Cows roaming pastures wearing VR headsets may sound like an offbeat idea for a children’s TV show, but in present-day Russia, it’s very much a reality. Scientists recently began fitting herds with them as part of an experiment sponsored by the Moscow region’s Ministry of Agriculture.
The Reasoning Behind the Research
With research around the world indicating that calm, happy cows yield better milk and beef than those who are stressed out and treated like nothing more than factory products, the RusMoloko farm in Moscow’s Ramensky district took it upon themselves to conduct their own experiments on the matter. Based on reports that some Wagyu farmers who surrounded their cattle with mood lighting reported a higher-quality beef yield, as well as one of a Missouri farmer who insisted his cows produced higher-quality milk when he played music for them, the Ministry issued a public statement explaining the logic behind their decision: “Examples of dairy farms from different countries show that in a calm atmosphere, the quantity, and sometimes the quality, of milk increases markedly.”
The Implementation Process
VR designers and veterinarians joined forces with Russian farmers in Krasnogorsk, a city located just northwest of the Russian capital. There, they brainstormed ways to create an environment they envisioned cows would find soothing and positive. That turned out to be a seemingly endless idyllic summer field covered with a variety of untouched grasses, swaddled in sunshine under a faultless sky of blue. The team modified VR headsets to fit the cows’ heads and accommodate their vision so the image was as clear and steady as possible and then loaded a simulation of the aforementioned scene.
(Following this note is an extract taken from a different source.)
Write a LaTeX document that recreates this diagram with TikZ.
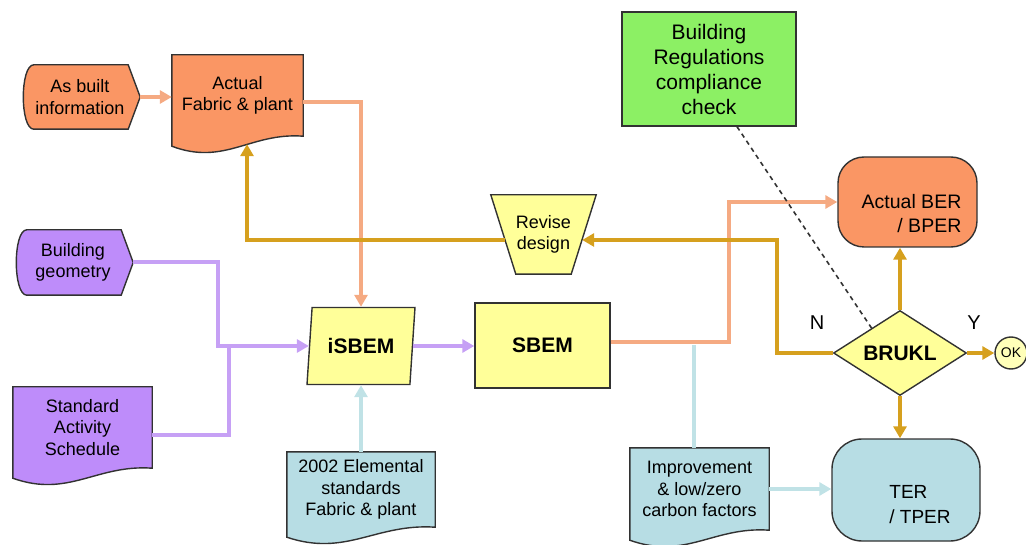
\documentclass[tikz,border=0pt]{standalone}
\usepackage{fontspec}
\setmainfont{Liberation Sans}
\usetikzlibrary{shapes.geometric,calc,backgrounds,arrows.meta}

\definecolor{orfill}{RGB}{250,150,100}
\definecolor{orline}{RGB}{245,170,130}
\definecolor{pufill}{RGB}{190,140,250}
\definecolor{puline}{RGB}{198,160,245}
\definecolor{yefill}{RGB}{255,255,153}
\definecolor{okfill}{RGB}{255,255,185}
\definecolor{blfill}{RGB}{183,221,228}
\definecolor{blline}{RGB}{192,226,230}
\definecolor{grfill}{RGB}{140,240,100}
\definecolor{goline}{RGB}{214,160,30}
\definecolor{edge}{RGB}{50,50,50}

\newcommand{\heavy}{\fontsize{21}{21}\selectfont\bfseries}
% wavy-bottom document box round a node
\newcommand{\docshape}[2]{%
  \filldraw[box,fill=#2] (#1.north west) -- (#1.north east) -- (#1.south east)
    .. controls ($(#1.south west)!0.6!(#1.south east)+(0,-4)$) and ($(#1.south west)!0.4!(#1.south east)+(0,30)$) .. ($(#1.south west)+(0,10)$) -- cycle;}
% curved left, pointed right
\newcommand{\dispshape}[2]{%
  \filldraw[box,fill=#2] ([xshift=14pt]#1.north west) -- ([xshift=-12pt]#1.north east) -- (#1.east)
    -- ([xshift=-12pt]#1.south east) -- ([xshift=14pt]#1.south west)
    .. controls (#1.south west) and (#1.north west) .. ([xshift=14pt]#1.north west) -- cycle;}
% wide at the top
\newcommand{\funnelshape}[2]{%
  \filldraw[box,fill=#2] (#1.north west) -- (#1.north east) -- ([xshift=-25pt]#1.south east) -- ([xshift=25pt]#1.south west) -- cycle;}

\begin{document}
\begin{tikzpicture}[x=1pt,y=-1pt,
  font=\fontsize{18}{21.5}\selectfont,
  box/.style={draw=edge,line width=1.4pt},
  txt/.style={align=center,inner sep=0pt},
  orangeflow/.style={draw=orline,line width=4pt},
  purpleflow/.style={draw=puline,line width=4pt},
  goldflow/.style={draw=goline,line width=4.5pt},
  blueflow/.style={draw=blline,line width=4pt},
  >={Triangle[length=12pt,width=13pt]}]
  \useasboundingbox (0,0) rectangle (1026,545);

  % inputs
  \node[txt,minimum width=120pt,minimum height=64pt] (asbuilt) at (80,97) {As built\\information};
  \node[txt,minimum width=131pt,minimum height=81pt] (actual) at (237.5,95.5) {Actual\\Fabric \& plant};
  \node[txt,minimum width=120pt,minimum height=65pt] (geometry) at (73,262.5) {Building\\geometry};
  \node[txt,minimum width=139pt,minimum height=81pt] (schedule) at (82.5,427.5) {Standard\\Activity\\Schedule};
  \node[txt,minimum width=148pt,minimum height=75pt] (elem) at (361,489.5) {2002 Elemental\\standards\\Fabric \& plant};
  \node[txt,minimum width=139pt,minimum height=82pt] (improve) at (699.5,489) {Improvement\\\& low/zero\\carbon factors};

  % processes
  \node[box,fill=yefill,trapezium,trapezium left angle=77,trapezium right angle=103,trapezium stretches body,
    minimum width=108pt,minimum height=77pt,font=\heavy] (isbem) at (361,346) {iSBEM};
  \node[box,fill=yefill,minimum width=135pt,minimum height=85pt,font=\heavy] (sbem) at (542.5,345.5) {SBEM};
  \node[txt,minimum width=105pt,minimum height=79pt] (revise) at (543.5,234.5) {Revise\\design};
  \node[box,fill=grfill,minimum width=174pt,minimum height=114pt,align=center,
    font=\fontsize{21}{25}\selectfont] (bregs) at (709,69) {Building\\Regulations\\compliance\\check};

  % results
  \node[box,fill=orfill,rounded corners=26pt,minimum width=139pt,minimum height=90pt,
    label={[align=right,xshift=4pt,yshift=-12pt,font=\fontsize{19.5}{24}\selectfont]center:{Actual BER\\/ BPER}}] (actualber) at (907.5,202) {};
  \node[box,fill=yefill,diamond,aspect=1.56,minimum width=133pt,minimum height=85pt,inner sep=0pt,font=\heavy] (brukl) at (900,353) {BRUKL};
  \node[box,fill=okfill,circle,minimum size=32pt,inner sep=0pt,font=\fontsize{14}{14}\selectfont] (ok) at (1011,353) {OK};
  \node[box,fill=blfill,rounded corners=30pt,minimum width=148pt,minimum height=102pt,
    label={[align=left,xshift=14pt,yshift=-15pt,font=\fontsize{19}{25}\selectfont]center:{TER\\/ TPER}}] (ter) at (906,490) {};
  \node[font=\fontsize{20}{20}\selectfont] (nlab) at (817,323) {N};
  \node[font=\fontsize{20}{20}\selectfont] (ylab) at (974,323) {Y};

  \begin{scope}[on background layer]
    \dispshape{asbuilt}{orfill}
    \docshape{actual}{orfill}
    \dispshape{geometry}{pufill}
    \docshape{schedule}{pufill}
    \docshape{elem}{blfill}
    \docshape{improve}{blfill}
    \funnelshape{revise}{yefill}
  \end{scope}

  % flows
  \draw[orangeflow,->] (asbuilt.east) -- (asbuilt.east -| actual.west);
  \draw[orangeflow,->] ([yshift=-7pt]actual.east) -| (isbem.center |- isbem.north);
  \draw[purpleflow,->] (geometry.east) -- ++(85,0) |- (isbem.west);
  \draw[purpleflow] ([yshift=-7pt]schedule.east) -- ++(77,0) -- ++(0,-88.5);
  \draw[blueflow,->] (elem.north) -- (elem.north |- isbem.south);
  \draw[purpleflow,->] (isbem.east) -- (isbem.east -| sbem.west);
  \draw[blueflow] ([xshift=-6pt]improve.north) -- ++(0,-103);
  \draw[orangeflow,->] ([yshift=3pt]sbem.east) -- ++(118,0) |- (actualber.west);
  \draw[blueflow,->] (improve.east) -- (improve.east -| ter.west);
  \draw[goldflow,->] (brukl.west) -- ++(-56,0) |- ([xshift=-14pt,yshift=-5.5pt]revise.east);
  \draw[goldflow,->] ([xshift=14pt,yshift=-5.5pt]revise.west) -| ([xshift=9.5pt,yshift=-8pt]actual.south);
  \draw[goldflow,->] (brukl.north) -- (brukl.north |- actualber.south);
  \draw[goldflow,->] (brukl.south) -- (brukl.south |- ter.north);
  \draw[goldflow,->] (brukl.east) -- (ok.west);
  \draw[draw=edge,line width=1.6pt,dash pattern=on 4.5pt off 4pt] ([xshift=28pt]bregs.south) -- ([xshift=6pt,yshift=2pt]brukl.north west);
\end{tikzpicture}
\end{document}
The cows’ attitudes seemed to improve almost immediately, with the researchers emphasizing “reduced anxiety” and “improved moods” among the group. No longer were they subjected to the depressing weather or scant grass that made them grumpy. Instead, the VR images seemed to relax them, which in turn increased their intake of grass, silage, and hay, and perhaps due to better digestion, their production of more — and higher-quality — milk.
A Totally New Concept?
Back in 1908, E.A. Stuart purchased 360 acres of farmland in Washington state to found Carnation Farms. He began a selective breeding program of Holstein cows to increase milk production, which was eventually used worldwide. He also believed happy cows were just as important as healthy ones, making a point to treat all his cows with gentleness and compassion, with no stress or mistreatment. Stuart also maintained that this made them produce more and better milk than their counterparts.
Two years earlier, in a 1906 marketing meeting, Stuart was explaining how his pampered cows were so productive. A woman at the firm casually mentioned that “they must be very contented cows.” In 1907, that comment inspired what would become one of the most iconic taglines in food history: “Carnation Condensed Milk, the milk from contented cows.”
The jury’s still out on whether the VR masks significantly increase milk production and/or quality. If you see herds of milk cows wearing headsets on your next drive through the countryside, you’ll know the experiment was a success.